In this lab you explored hybrid storage modes by cloning a Direct Lake model, converting it between DL/SQL and DL/OL, and switching one table to Import mode. You observed that Import conversion is only possible under DL/OL, tested guardrail behaviour on tables with one and two billion rows, and saw how DL/SQL provides automatic SQL Endpoint fallback when guardrails are exceeded.

**Key Takeaways**
- Direct Lake has two variants: DL/SQL (Sql.Database) and DL/OL (Azure.Lakehouse). The variant affects which features are available.
- Converting a table from Direct Lake to Import mode requires the model to be on DL/OL. The attempt fails under DL/SQL.
- Hybrid models (Direct Lake + Import tables) allow you to keep most tables on Direct Lake while importing specific tables that benefit from in-memory storage.
- After refreshing an Import table, relationship indexes must be recalculated for cross-storage-mode joins to work.
- DL/OL does not support automatic fallback to the SQL Endpoint — queries that hit guardrails will fail outright.
- DL/SQL supports automatic fallback, so the same two-billion-row query that fails under DL/OL succeeds under DL/SQL by routing through the SQL Endpoint.
- Shared Cloud Connections with OAuth2 (or Service Principal for production) are required to refresh Import tables in the service.

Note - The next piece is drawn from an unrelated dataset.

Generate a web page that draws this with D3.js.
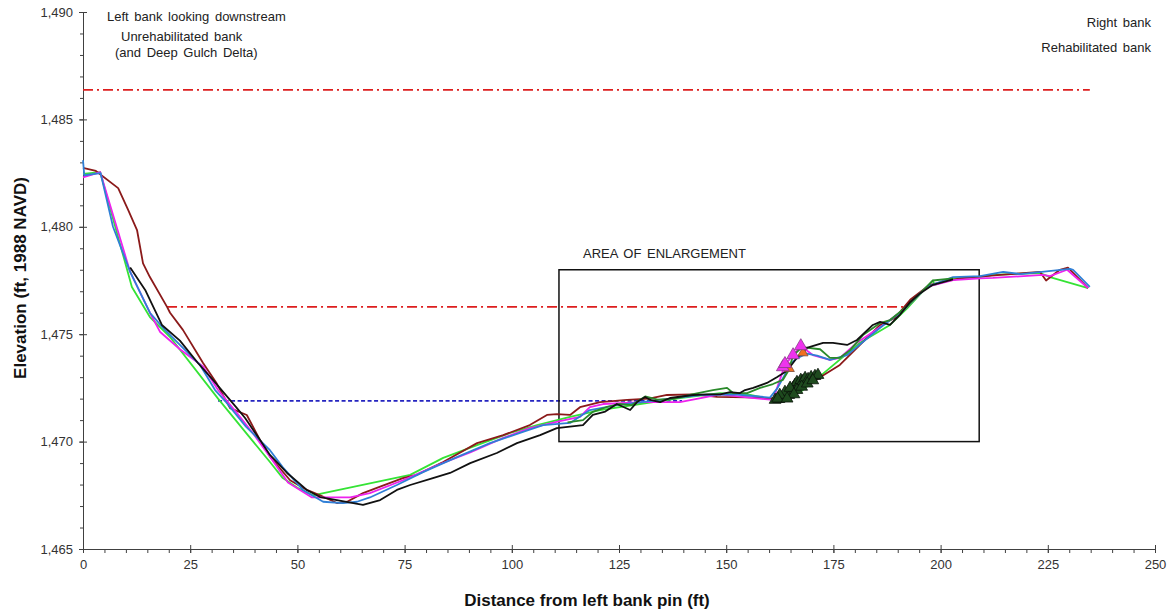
<!DOCTYPE html>
<html>
<head>
<meta charset="utf-8">
<script src="https://cdn.jsdelivr.net/npm/d3@7"></script>
<style>
  body { margin: 0; background: #fff; }
  text { font-family: Arial, "Liberation Sans", sans-serif; }
</style>
</head>
<body>
<svg id="canvas"></svg>
<script>
// Survey profiles, [distance ft, elevation ft].
var maroonProfile = [[0,1482.74],[3,1482.6],[8.2,1481.8],[10.5,1480.8],[12.6,1479.85],[14,1478.3],[15.6,1477.66],[19.6,1476.27],[20.3,1476.0],[23.3,1475.2],[28,1473.66],[31.2,1472.7],[34.3,1471.56],[38.2,1471.24],[41.3,1470.07],[43.6,1469.3],[48.3,1468.2],[52.2,1467.75],[55.3,1467.5],[59.2,1467.14],[61.6,1467.2],[65.3,1467.6],[69.3,1467.9],[74.6,1468.3],[77.8,1468.45],[84,1469.05],[91.9,1469.93],[98,1470.3],[104.2,1470.77],[108.2,1471.24],[110.5,1471.28],[113.6,1471.24],[115.9,1471.6],[120.6,1471.84],[126.9,1471.94],[132,1472.0],[136.2,1472.17],[142.3,1472.2],[147.9,1472.08],[154.9,1472.06],[159.5,1472.03],[162,1472.0],[165,1472.2],[168,1472.5],[171.9,1473.0],[176.5,1473.57],[181.2,1474.5],[185.9,1475.43],[189.4,1475.76],[192.9,1476.6],[197.5,1477.3],[204.5,1477.6],[213.9,1477.76],[223.2,1477.9],[224.6,1477.5],[227.8,1478.0],[229.7,1478.1],[234.4,1477.15]];

var limeProfile = [[0,1482.46],[4,1482.55],[11.4,1477.2],[15.6,1475.8],[20.3,1474.87],[31.5,1472.0],[39.4,1470.07],[43.6,1469.05],[46.6,1468.3],[50,1467.85],[53.6,1467.5],[76.3,1468.45],[84,1469.24],[91.9,1469.84],[99.6,1470.4],[105.9,1470.77],[113.6,1471.15],[120.6,1471.47],[129.9,1471.75],[139.2,1472.03],[148.6,1472.26],[155.6,1472.17],[161.4,1471.94],[167.2,1472.3],[171.9,1473.05],[181.2,1474.6],[188.2,1475.43],[192.2,1476.2],[198.2,1477.5],[198.6,1477.3],[202.9,1477.6],[209.2,1477.66],[212.2,1477.76],[223.2,1477.85],[225.5,1477.66],[234.4,1477.15]];

var magentaProfile = [[0,1482.3],[4,1482.55],[11,1477.9],[15.6,1476.0],[18,1475.1],[22.6,1474.3],[28,1473.5],[31.5,1472.4],[36,1471.3],[39.6,1470.4],[43.6,1469.3],[47.8,1468.1],[53.4,1467.4],[57,1467.4],[62.3,1467.4],[66.9,1467.6],[74.6,1468.2],[82.6,1468.9],[90.3,1469.5],[98,1470.17],[104.2,1470.63],[111.2,1470.95],[115.9,1471.15],[118.2,1471.6],[121.3,1471.75],[130.6,1471.84],[139.2,1471.84],[148.6,1472.2],[154.9,1472.06],[160.9,1471.94],[163.7,1473.57],[165.6,1474.03],[167.4,1474.45],[170.2,1474.03],[174.2,1473.8],[176.5,1473.9],[180.5,1474.6],[185.9,1475.33],[191.2,1476.1],[196.8,1477.2],[202.9,1477.52],[209.2,1477.6],[212.2,1477.62],[223.9,1477.76],[225.5,1477.7],[229.5,1478.0],[234.4,1477.15]];

var blueProfile = [[0,1483.1],[0.3,1482.4],[4.1,1482.5],[7,1480.0],[11,1477.9],[15.6,1476.0],[19.1,1475.2],[22.6,1474.5],[27.3,1473.57],[30.8,1472.4],[33.1,1471.9],[38,1470.7],[43.6,1469.6],[46.6,1468.8],[51.3,1467.75],[56,1467.2],[60.6,1467.14],[63.9,1467.2],[66.9,1467.4],[73.2,1467.98],[79.3,1468.58],[87.2,1469.28],[94.9,1469.93],[102.6,1470.45],[107.3,1470.77],[113.6,1470.87],[118.2,1471.47],[124.5,1471.7],[134.6,1471.94],[143.9,1472.17],[152,1472.2],[160.2,1472.05],[162,1472.5],[163.9,1473.2],[164.6,1473.57],[166.7,1473.9],[168.8,1474.1],[171.2,1474.0],[174.2,1473.8],[178.2,1474.03],[179.6,1474.26],[185.9,1475.3],[191.2,1476.1],[196.8,1477.2],[202.9,1477.66],[209.2,1477.7],[214.6,1477.9],[218.6,1477.8],[230.2,1478.04],[230.9,1478.0],[234.8,1477.2]];

var forestProfile = [[113,1470.9],[116.6,1471.0],[119,1471.4],[122,1471.6],[125,1471.75],[128,1471.7],[131.1,1472.1],[134,1471.95],[138,1472.0],[142,1472.2],[146.9,1472.4],[150.2,1472.5],[151.6,1472.26],[154.9,1472.26],[157.9,1472.5],[160.9,1472.68],[163.2,1472.87],[164.5,1473.3],[165.6,1474.0],[167.7,1474.4],[171.9,1474.3],[174.2,1473.9],[176.5,1473.9],[178.9,1474.26],[181.9,1474.96],[185.9,1475.52],[188.2,1475.66],[192.2,1476.3],[198.2,1477.5],[202.9,1477.6]];

var blackProfile = [[11,1478.1],[14.5,1477.06],[18.4,1475.43],[22.6,1474.7],[26.8,1473.66],[30.3,1472.87],[35.9,1471.56],[37.8,1471.1],[41.3,1470.07],[43.6,1469.38],[47.6,1468.54],[52.2,1467.75],[55.3,1467.42],[59.2,1467.28],[65.3,1467.05],[69.3,1467.28],[73.2,1467.75],[76.3,1467.98],[81.6,1468.3],[85.6,1468.54],[90.3,1469.0],[96.5,1469.47],[101.2,1469.93],[106.6,1470.3],[110.5,1470.63],[116.6,1470.77],[118.9,1471.24],[121.8,1471.4],[124.5,1471.75],[127.6,1471.47],[129.2,1471.84],[131.1,1472.08],[132.3,1471.94],[134.6,1471.84],[136.9,1472.03],[142.3,1472.17],[145.5,1472.2],[148.6,1472.2],[150.9,1472.3],[153.2,1472.26],[154.4,1472.4],[156.3,1472.5],[159.5,1472.73],[161.8,1473.0],[164.2,1473.3],[166.5,1473.9],[168.8,1474.36],[172.6,1474.6],[174.9,1474.6],[178.2,1474.5],[180.5,1474.73],[184.2,1475.43],[185.9,1475.57],[188.2,1475.43],[190.5,1475.9],[192.9,1476.5],[195.2,1476.9],[198.2,1477.3],[202.9,1477.55]];

// Point observations.
var orangeMarks = [[164.7,1473.4],[167.9,1474.13]];
var magentaMarks = [[163.2,1473.47],[163.7,1473.62],[165.6,1474.03],[167.4,1474.45]];
var treeMarks = [[161.4,1471.94],[162.3,1471.98],[163.2,1472.03],[163.9,1472.08],[164.6,1472.17],[165.1,1472.31],[165.6,1472.5],[166.0,1472.63],[166.5,1472.77],[167.0,1472.68],[167.4,1472.87],[167.9,1472.82],[168.4,1472.96],[169.1,1472.91],[169.8,1473.0],[170.7,1473.05],[171.4,1473.1],[163.7,1472.31],[164.9,1472.5],[166.5,1472.4],[162.5,1472.17],[165.8,1472.2],[167.6,1472.55],[168.9,1472.7],[170.2,1472.85],[162.0,1472.0],[164.2,1472.0]];

// Reference levels and the enlargement box.
var upperRedLine = [[0,1486.37],[234.8,1486.37]];
var lowerRedLine = [[19.6,1476.27],[191.7,1476.27]];
var waterLine = [[31.5,1471.9],[139.7,1471.9]];
var enlargementBox = [[111,1478],[209,1470]];

// Axis ticks.
var xTicks = [0,25,50,75,100,125,150,175,200,225,250];
var yTicks = [1465,1470,1475,1480,1485,1490];

// Canvas settings.
var canvas = { w: 1169, h: 611, m: { top: 12, right: 14, bottom: 62, left: 83 } };

var svg = d3.select('#canvas').attr('width', canvas.w).attr('height', canvas.h);

// Scales.
var x = d3.scaleLinear().domain([0, 250]).range([canvas.m.left, canvas.w - canvas.m.right]);
var y = d3.scaleLinear().domain([1465, 1490]).range([canvas.h - canvas.m.bottom, canvas.m.top]);

var line = d3.line().x(function(d) { return x(d[0]); }).y(function(d) { return y(d[1]); });

// Minor ticks.
svg.append('g')
  .attr('transform', 'translate(' + x(0) + ',0)')
  .call(d3.axisLeft(y).tickValues(d3.range(1465, 1491, 1)).tickSize(3).tickFormat(''))
  .call(function(g) { g.select('.domain').remove(); g.selectAll('line').attr('stroke', '#404040'); });

svg.append('g')
  .attr('transform', 'translate(0,' + y(1465) + ')')
  .call(d3.axisBottom(x).tickValues(d3.range(0, 251, 5)).tickSize(4).tickFormat(''))
  .call(function(g) { g.select('.domain').remove(); g.selectAll('line').attr('stroke', '#404040'); });

// Major axes.
svg.append('g')
  .attr('transform', 'translate(' + x(0) + ',0)')
  .call(d3.axisLeft(y).tickValues(yTicks).tickSize(4).tickSizeOuter(0).tickPadding(6).tickFormat(d3.format(',')))
  .call(function(g) {
    g.select('.domain').attr('stroke', '#404040');
    g.selectAll('line').attr('stroke', '#404040').attr('x1', 4);
    g.selectAll('text').attr('font-size', 13).attr('fill', '#333');
  });

svg.append('g')
  .attr('transform', 'translate(0,' + y(1465) + ')')
  .call(d3.axisBottom(x).tickValues(xTicks).tickSize(4).tickSizeOuter(0).tickPadding(7))
  .call(function(g) {
    g.select('.domain').attr('stroke', '#404040');
    g.selectAll('line').attr('stroke', '#404040').attr('y1', -4);
    g.selectAll('text').attr('font-size', 13).attr('fill', '#333');
  });

// Reference lines.
svg.append('path').attr('d', line(upperRedLine)).attr('fill', 'none')
  .attr('stroke', '#dd1e1e').attr('stroke-width', 1.8).attr('stroke-dasharray', '10,4,2,4');
svg.append('path').attr('d', line(lowerRedLine)).attr('fill', 'none')
  .attr('stroke', '#dd1e1e').attr('stroke-width', 1.8).attr('stroke-dasharray', '10,4,2,4');
svg.append('path').attr('d', line(waterLine)).attr('fill', 'none')
  .attr('stroke', '#2424c0').attr('stroke-width', 1.8).attr('stroke-dasharray', '4,2.5');

// Enlargement box.
svg.append('rect')
  .attr('x', x(enlargementBox[0][0])).attr('y', y(enlargementBox[0][1]))
  .attr('width', x(enlargementBox[1][0]) - x(enlargementBox[0][0]))
  .attr('height', y(enlargementBox[1][1]) - y(enlargementBox[0][1]))
  .attr('fill', 'none').attr('stroke', '#111').attr('stroke-width', 1.5);

// Profiles.
var profiles = [
  { data: limeProfile, colour: '#35e335' },
  { data: maroonProfile, colour: '#8b1a1a' },
  { data: magentaProfile, colour: '#ee22ee' },
  { data: blueProfile, colour: '#2f7fd6' },
  { data: forestProfile, colour: '#2b8a2b' },
  { data: blackProfile, colour: '#111111' }
];

svg.append('g').selectAll('path')
  .data(profiles)
  .enter()
  .append('path')
  .attr('d', function(d) { return line(d.data); })
  .attr('fill', 'none')
  .attr('stroke', function(d) { return d.colour; })
  .attr('stroke-width', 1.8)
  .attr('stroke-linejoin', 'round');

// Triangle markers.
var drawMarks = function(data, size, fill, stroke) {
  svg.append('g').selectAll('path')
    .data(data)
    .enter()
    .append('path')
    .attr('d', d3.symbol(d3.symbolTriangle).size(size))
    .attr('transform', function(d) { return 'translate(' + x(d[0]) + ',' + y(d[1]) + ')'; })
    .attr('fill', fill)
    .attr('stroke', stroke)
    .attr('stroke-width', 0.8);
};
drawMarks(treeMarks, 60, '#1e4a1e', '#0a140a');
drawMarks(orangeMarks, 45, '#f07020', '#7a4a3a');
drawMarks(magentaMarks, 70, '#ee33ee', '#8a3a8a');

// Annotations.
var note = function(tx, ty, str, anchor) {
  svg.append('text').attr('x', tx).attr('y', ty).attr('font-size', 13)
    .attr('word-spacing', 2).attr('fill', '#222')
    .attr('text-anchor', anchor || 'start').text(str);
};
note(107, 21, 'Left bank looking downstream');
note(121, 41, 'Unrehabilitated bank');
note(115, 57, '(and Deep Gulch Delta)');
note(1151, 27, 'Right bank', 'end');
note(1151, 52, 'Rehabilitated bank', 'end');
note(583, 258, 'AREA OF ENLARGEMENT');

// Axis titles.
svg.append('text')
  .attr('x', 587).attr('y', 606)
  .attr('text-anchor', 'middle').attr('font-size', 17).attr('font-weight', 'bold').attr('fill', '#111')
  .text('Distance from left bank pin (ft)');

svg.append('text')
  .attr('transform', 'translate(26,278) rotate(-90)')
  .attr('text-anchor', 'middle').attr('font-size', 17).attr('font-weight', 'bold').attr('fill', '#111')
  .text('Elevation (ft, 1988 NAVD)');
</script>
</body>
</html>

**Workshop Complete.** You have now covered all core Direct Lake topics: model creation, big data, Delta analysis, fallback behaviour, framing, column partitioning, high cardinality optimisation, and hybrid storage modes.

---

*In diesem Lab haben Sie hybride Speichermodi erkundet, indem Sie ein Direct Lake-Modell geklont, es zwischen DL/SQL und DL/OL konvertiert und eine Tabelle in den Import-Modus umgestellt haben. Sie haben beobachtet, dass die Import-Konvertierung nur unter DL/OL moeglich ist, das Guardrail-Verhalten bei Tabellen mit einer und zwei Milliarden Zeilen getestet und gesehen, wie DL/SQL automatischen SQL-Endpoint-Fallback bietet, wenn Guardrails ueberschritten werden.*

**Wichtige Erkenntnisse**
- Direct Lake hat zwei Varianten: DL/SQL (Sql.Database) und DL/OL (Azure.Lakehouse). Die Variante bestimmt, welche Funktionen verfuegbar sind.
- Die Konvertierung einer Tabelle von Direct Lake in den Import-Modus erfordert, dass das Modell auf DL/OL laeuft. Der Versuch schlaegt unter DL/SQL fehl.
- Hybride Modelle (Direct Lake + Import-Tabellen) ermoeglichen es, die meisten Tabellen auf Direct Lake zu belassen, waehrend bestimmte Tabellen importiert werden, die von der In-Memory-Speicherung profitieren.
- Nach der Aktualisierung einer Import-Tabelle muessen die Beziehungsindizes neu berechnet werden, damit speichermodusuebergreifende Joins funktionieren.
- DL/OL unterstuetzt keinen automatischen Fallback auf den SQL-Endpoint — Abfragen, die Guardrails erreichen, schlagen direkt fehl.
- DL/SQL unterstuetzt automatischen Fallback, sodass dieselbe Zwei-Milliarden-Zeilen-Abfrage, die unter DL/OL fehlschlaegt, unter DL/SQL ueber den SQL-Endpoint erfolgreich ist.
- Shared Cloud Connections mit OAuth2 (oder Service Principal fuer die Produktion) sind erforderlich, um Import-Tabellen im Service zu aktualisieren.

**Workshop abgeschlossen.** Sie haben jetzt alle zentralen Direct Lake-Themen behandelt: Modellerstellung, Big Data, Delta-Analyse, Fallback-Verhalten, Framing, Spaltenpartitionierung, Hochkardinalitaetsoptimierung und hybride Speichermodi.